Her şeyin hızlıca yapılması gerektiğini benimseyen bir toplumda yaşıyoruz ve çoğu zaman birbirimizi tanımak için fazla zaman harcamıyoruz. Oysa ilişkiye başlamadan önce birbirini tanımak çok çok önemli ve gerekli. Bazıları, bağlanma korkusu olarak tanımlasa da, yalnızca "görüşmek", karşınızdaki kişiye karşı bir şeyler hissederken, birey olarak da gelişmeye devam edebilmenizi sağlıyor. Bunu ilişki için titiz ön çalışma olarak da düşünebilirsiniz.

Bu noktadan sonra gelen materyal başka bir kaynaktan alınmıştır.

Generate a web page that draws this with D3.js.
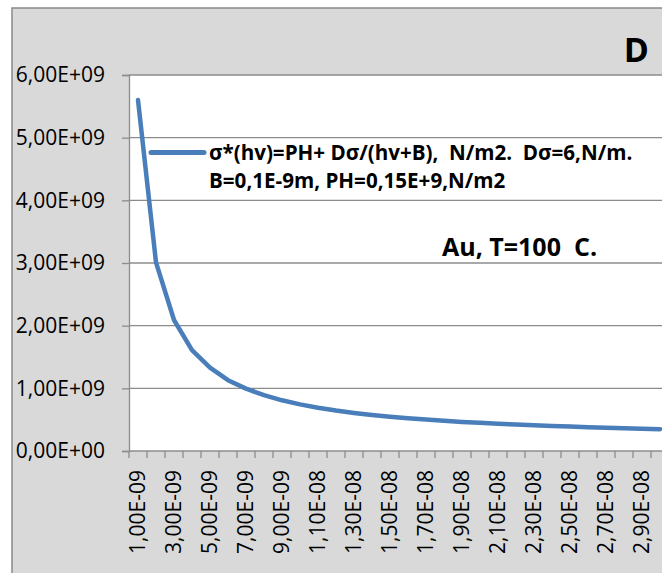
<!DOCTYPE html>
<html>
<head>
<meta charset="utf-8">
<script src="https://cdn.jsdelivr.net/npm/d3@7"></script>
<style>
  html, body { margin: 0; padding: 0; background: #ffffff; overflow: hidden; }
  svg { display: block; }
  text { font-family: "Open Sans", "Noto Sans", sans-serif; fill: #000; white-space: pre; }
</style>
</head>
<body>
<svg id="chart" width="662" height="573"></svg>
<script>
// ---- data ----
const categories = [
  "1,00E-09","2,00E-09","3,00E-09","4,00E-09","5,00E-09","6,00E-09","7,00E-09","8,00E-09","9,00E-09","1,00E-08",
  "1,10E-08","1,20E-08","1,30E-08","1,40E-08","1,50E-08","1,60E-08","1,70E-08","1,80E-08","1,90E-08","2,00E-08",
  "2,10E-08","2,20E-08","2,30E-08","2,40E-08","2,50E-08","2,60E-08","2,70E-08","2,80E-08","2,90E-08","3,00E-08"
];
const sigmaValues = [
  5.60e9, 3.01e9, 2.09e9, 1.61e9, 1.33e9, 1.13e9, 0.995e9, 0.891e9, 0.809e9, 0.744e9,
  0.691e9, 0.646e9, 0.608e9, 0.576e9, 0.547e9, 0.523e9, 0.501e9, 0.482e9, 0.464e9, 0.449e9,
  0.434e9, 0.422e9, 0.410e9, 0.399e9, 0.389e9, 0.380e9, 0.371e9, 0.364e9, 0.356e9, 0.349e9
];
const yTicks = [0, 1e9, 2e9, 3e9, 4e9, 5e9, 6e9];
const yTickLabels = ["0,00E+00","1,00E+09","2,00E+09","3,00E+09","4,00E+09","5,00E+09","6,00E+09"];
const legendLines = ["σ*(hv)=PH+ Dσ/(hv+B),  N/m2.  Dσ=6,N/m.", "B=0,1E-9m, PH=0,15E+9,N/m2"];
const titleText = "D";
const noteText = "Au, T=100  C.";

// ---- layout ----
const svg = d3.select("#chart");
const plot = { left: 129, top: 75, bottom: 451, right: 669 };
const gridColor = "#8c8c8c";
const lineColor = "#4a7ebb";

// chart area background + border
svg.append("rect").attr("x", 12).attr("y", 8).attr("width", 700).attr("height", 600)
  .attr("fill", "#d9d9d9").attr("stroke", "#898989").attr("stroke-width", 1.5);

// plot area
svg.append("rect").attr("x", plot.left).attr("y", plot.top)
  .attr("width", plot.right - plot.left).attr("height", plot.bottom - plot.top)
  .attr("fill", "#ffffff");

const x = d3.scaleBand().domain(categories).range([plot.left, plot.right]).padding(0);
const y = d3.scaleLinear().domain([0, 6e9]).range([plot.bottom, plot.top]);

// gridlines
svg.append("g").selectAll("line").data(yTicks.slice(1)).join("line")
  .attr("x1", plot.left).attr("x2", plot.right)
  .attr("y1", d => y(d)).attr("y2", d => y(d))
  .attr("stroke", gridColor).attr("stroke-width", 1.3);

// y axis
const yAxis = d3.axisLeft(y).tickValues(yTicks).tickSize(7).tickPadding(17)
  .tickFormat((d, i) => yTickLabels[i]);
const gy = svg.append("g").attr("transform", `translate(${plot.left},0)`).call(yAxis);
gy.select(".domain").attr("stroke", gridColor).attr("stroke-width", 1.3);
gy.selectAll(".tick line").attr("stroke", gridColor).attr("stroke-width", 1.3);
gy.selectAll(".tick text").style("font-size", "21px").style("font-family", "'Open Sans', sans-serif").attr("fill", "#000");

// x axis (ticks between categories, labels every other category)
const gx = svg.append("g");
gx.append("line").attr("x1", plot.left).attr("x2", plot.right)
  .attr("y1", plot.bottom).attr("y2", plot.bottom)
  .attr("stroke", gridColor).attr("stroke-width", 1.3);
const boundaries = categories.map(c => x(c)).concat([x.range()[1]]);
gx.selectAll("line.tk").data(boundaries).join("line").attr("class", "tk")
  .attr("x1", d => d).attr("x2", d => d)
  .attr("y1", plot.bottom).attr("y2", plot.bottom + 7)
  .attr("stroke", gridColor).attr("stroke-width", 1.3);
gx.selectAll("text").data(categories.filter((c, i) => i % 2 === 0)).join("text")
  .attr("transform", d => `translate(${x(d) + x.bandwidth() / 2},${plot.bottom + 19}) rotate(-90)`)
  .attr("text-anchor", "end").attr("dy", "0.35em")
  .style("font-size", "21px")
  .text(d => d);

// series line
const line = d3.line().x((d, i) => x(categories[i]) + x.bandwidth() / 2).y(d => y(d));
svg.append("path").datum(sigmaValues).attr("d", line)
  .attr("fill", "none").attr("stroke", lineColor).attr("stroke-width", 4.5)
  .attr("stroke-linejoin", "round").attr("stroke-linecap", "round");

// legend
svg.append("line").attr("x1", 151).attr("x2", 204).attr("y1", 152.5).attr("y2", 152.5)
  .attr("stroke", lineColor).attr("stroke-width", 5).attr("stroke-linecap", "round");
svg.append("g").selectAll("text").data(legendLines).join("text")
  .attr("x", 209).attr("y", (d, i) => 160 + i * 28)
  .style("font-size", "20.6px").style("font-weight", "bold")
  .text(d => d);

// title (top right)
svg.append("text").attr("x", 649).attr("y", 62).attr("text-anchor", "end")
  .style("font-size", "34px").style("font-weight", "bold").text(titleText);

// annotation
svg.append("text").attr("x", 442).attr("y", 256)
  .style("font-size", "25px").style("font-weight", "bold").text(noteText);
</script>
</body>
</html>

Ünlü yaşamları örnek alıyoruz >>>>>>>
ÜNLÜLERDEN İLHAM ALIYORUZ
Boşanmak mı? O kadar da büyütülecek bir durum değil. Brad Pitt örneğini ele alalım. Jennifer Aniston'dan boşandıktan sonra Angelina Jolie ile birlikte oldu. Ünlü çiftlere ait yüksek boşanma oranı, toplum gözünde evliliği yarı kalıcı bir kurum haline getiriyor. Bu insanları örnek aldığınızda, "işler biraz zora girdiğinde gitme zamanı gelmiştir" gibi bir düşünceye kapılma ihtimaliniz yüksek. Uzmanlar, bu durumun boşanmanın duygusal, psikolojik ve finansal sonuçlarına gerçekdışı bir bakış olduğunu belirtiyorlar.

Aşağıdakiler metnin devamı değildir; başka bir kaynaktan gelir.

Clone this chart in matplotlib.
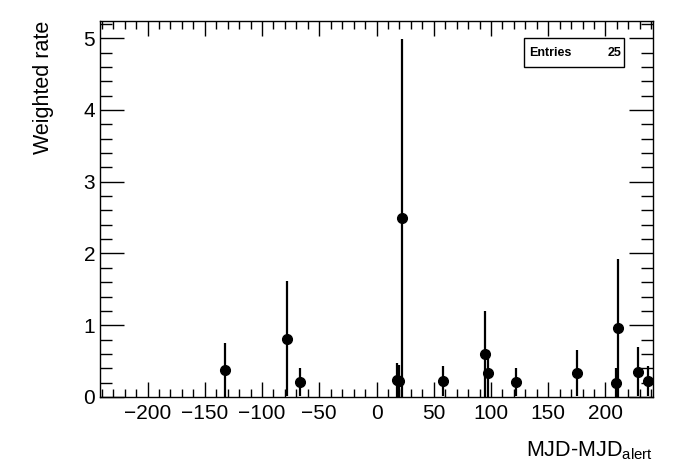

Boşanma, büyükannelerimizin zamanında kabul gören bir durum olmadığı için, insanlar sorunları çözmek için çabalamak zorunda kalıyorlardı. Halbuki biz, boşanmanın her an müsait olduğu bir dünyada yaşıyoruz. İnsanlar hayatlarının sonuna kadar tek bir kişiyle beraber olamayacaklarını ve sorunları çözmekle uğraşamayacaklarını düşünüyorlar. Hatta ne yazık ki bunun için zaman bulamıyorlar...
BİRLİKTE YAŞAMAK
Günümüzde çoğu çift doğru yaşı ve zamanı beklemeden birlikte yaşamaya başlıyor ve bu da ilişkide ciddi sorunlar yaşanmasına neden olabiliyor. Gelelim bunun altında yatan nedenlere...

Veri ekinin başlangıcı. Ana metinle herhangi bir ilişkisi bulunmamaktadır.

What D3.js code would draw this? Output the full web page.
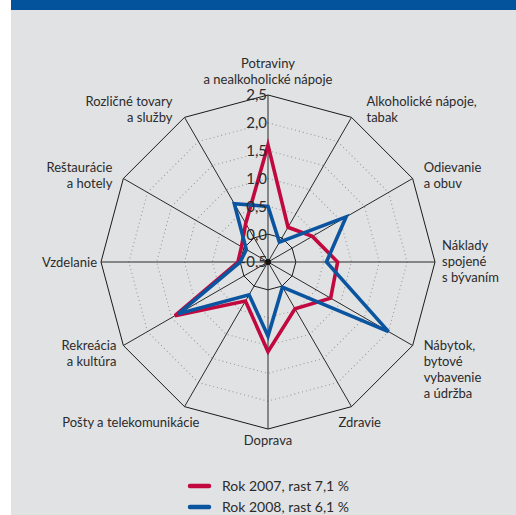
<!DOCTYPE html>
<html>
<head>
<meta charset="utf-8">
<script src="https://cdn.jsdelivr.net/npm/d3@7"></script>
<style>
  html, body { margin: 0; padding: 0; background: #ffffff; }
  svg { display: block; }
  text { font-family: Lato, "Noto Sans", sans-serif; fill: #2b2b2b; }
</style>
</head>
<body>
<svg id="chart" width="516" height="515"></svg>
<script>
// Spending categories, clockwise from the top
const categories = [
  ["Potraviny", "a nealkoholické nápoje"],
  ["Alkoholické nápoje,", "tabak"],
  ["Odievanie", "a obuv"],
  ["Náklady", "spojené", "s bývaním"],
  ["Nábytok,", "bytové", "vybavenie", "a údržba"],
  ["Zdravie"],
  ["Doprava"],
  ["Pošty a telekomunikácie"],
  ["Rekreácia", "a kultúra"],
  ["Vzdelanie"],
  ["Reštaurácie", "a hotely"],
  ["Rozličné tovary", "a služby"]
];

// Contributions by category
const values2007 = [1.6, 0.22, 0.42, 0.75, 0.8, 0.47, 1.11, 0.31, 1.43, 0.04, 0.05, 0.3];
const values2008 = [0.5, -0.09, 1.12, 0.55, 2.0, 0.02, 0.83, 0.18, 1.36, 0.0, -0.05, 0.71];

const tickValues = [-0.5, 0.0, 0.5, 1.0, 1.5, 2.0, 2.5];
const tickLabels = ["-0,5", "0,0", "0,5", "1,0", "1,5", "2,0", "2,5"];

const seriesNames = ["Rok 2007, rast 7,1 %", "Rok 2008, rast 6,1 %"];
const seriesColors = ["#c2093f", "#0b55a0"];

const W = 516, H = 515;
const cx = 268, cy = 262, R = 167;

const svg = d3.select("#chart");

// panel background and header strip
svg.append("rect").attr("x", 11).attr("y", 0).attr("width", W - 11).attr("height", H).attr("fill", "#e1e2e4");
svg.append("rect").attr("x", 11).attr("y", 0).attr("width", W - 11).attr("height", 10).attr("fill", "#02529c");

const n = categories.length;
const angle = d3.scaleLinear().domain([0, n]).range([0, 2 * Math.PI]);
const r = d3.scaleLinear().domain([-0.5, 2.5]).range([0, R]);

const pt = (i, v) => {
  const a = angle(i);
  return [cx + r(v) * Math.sin(a), cy - r(v) * Math.cos(a)];
};

const g = svg.append("g");

// grid rings
tickValues.slice(1).forEach((t, k) => {
  const ring = d3.range(n).map(i => pt(i, t));
  const isEdge = t === 0 || t === 2.5;
  g.append("path")
    .attr("d", d3.line()(ring) + "Z")
    .attr("fill", "none")
    .attr("stroke", isEdge ? "#1a1a1a" : "#9a9a9a")
    .attr("stroke-width", isEdge ? 1 : 1.1)
    .attr("stroke-dasharray", isEdge ? null : "1,3");
});

// spokes
d3.range(n).forEach(i => {
  const [x, y] = pt(i, 2.5);
  g.append("line")
    .attr("x1", cx).attr("y1", cy).attr("x2", x).attr("y2", y)
    .attr("stroke", "#2a2a2a").attr("stroke-width", 1);
});

g.append("circle").attr("cx", cx).attr("cy", cy).attr("r", 3).attr("fill", "#111");

// series outlines
[values2007, values2008].forEach((vals, s) => {
  const poly = vals.map((v, i) => pt(i, v));
  g.append("path")
    .attr("d", d3.line()(poly) + "Z")
    .attr("fill", "none")
    .attr("stroke", seriesColors[s])
    .attr("stroke-width", 3.6)
    .attr("stroke-linejoin", "miter");
});

// radial tick labels along the top spoke
tickValues.forEach((t, k) => {
  g.append("text")
    .attr("x", cx - 1)
    .attr("y", cy - r(t))
    .attr("dy", "0.36em")
    .attr("text-anchor", "end")
    .attr("font-size", 15)
    .attr("fill", "#333")
    .text(tickLabels[k]);
});

// category labels: [dx, dy of first line from outer vertex, anchor]
const labelLayout = [
  [0, -32, "middle"],
  [15, -16, "start"],
  [11, -11, "start"],
  [7, -17, "start"],
  [11, 0, "start"],
  [-13, 16, "start"],
  [0, 11, "middle"],
  [15, 16, "end"],
  [-7, 0, "end"],
  [-4, 0, "end"],
  [-11, -11, "end"],
  [-12, -16, "end"]
];
const lineH = 16;
categories.forEach((lines, i) => {
  const [vx, vy] = pt(i, 2.5);
  const [dx, dy, anchor] = labelLayout[i];
  const t = svg.append("text")
    .attr("text-anchor", anchor)
    .attr("font-size", 13);
  lines.forEach((ln, j) => {
    t.append("tspan")
      .attr("x", vx + dx)
      .attr("y", vy + dy + j * lineH)
      .attr("dy", "0.35em")
      .text(ln);
  });
});

// legend
seriesNames.forEach((name, s) => {
  const y = 486 + s * 21;
  svg.append("line")
    .attr("x1", 190).attr("x2", 209).attr("y1", y).attr("y2", y)
    .attr("stroke", seriesColors[s]).attr("stroke-width", 4.5)
    .attr("stroke-linecap", "round");
  svg.append("text")
    .attr("x", 222).attr("y", y).attr("dy", "0.35em")
    .attr("font-size", 14)
    .text(name);
});
</script>
</body>
</html>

Erkeklerin neredeyse yüzde 50'si, 20'li yaşlarını aileleriyle geçirir ve bu nedenle yeterince olgunlaşma fırsatı bulamaz. Çünkü çoğu aile, hiç kimsenin tolere edemeyeceği davranışları bile görmezden gelebilir. Psikologlar, aileyle birlikte yaşama süresini çok uzatmamak ama yalnız yaşama konusunda da aceleci olmamak gerektiğine işaret ediyorlar.
18 yaşına basıldığı anda evden ayrılmak, erkeklerin üzerine, hazır olmadıkları bir sorumluluk duygusu yükleyebiliyor. Bu nedenle, erkeklerin partnerleri ile yaşamadan önce kendi ayakları üzerinde durmayı öğrenmeleri gerekiyor. Bundan sonraki aşamada ise ortak bir hayat kurup sürdürebilmek var. Çünkü, toplumda nelerin kabul gördüğünü veya hoş karşılanmadığını ancak bir başkasıyla yaşamaya başladığınız zaman anlayabilirsiniz.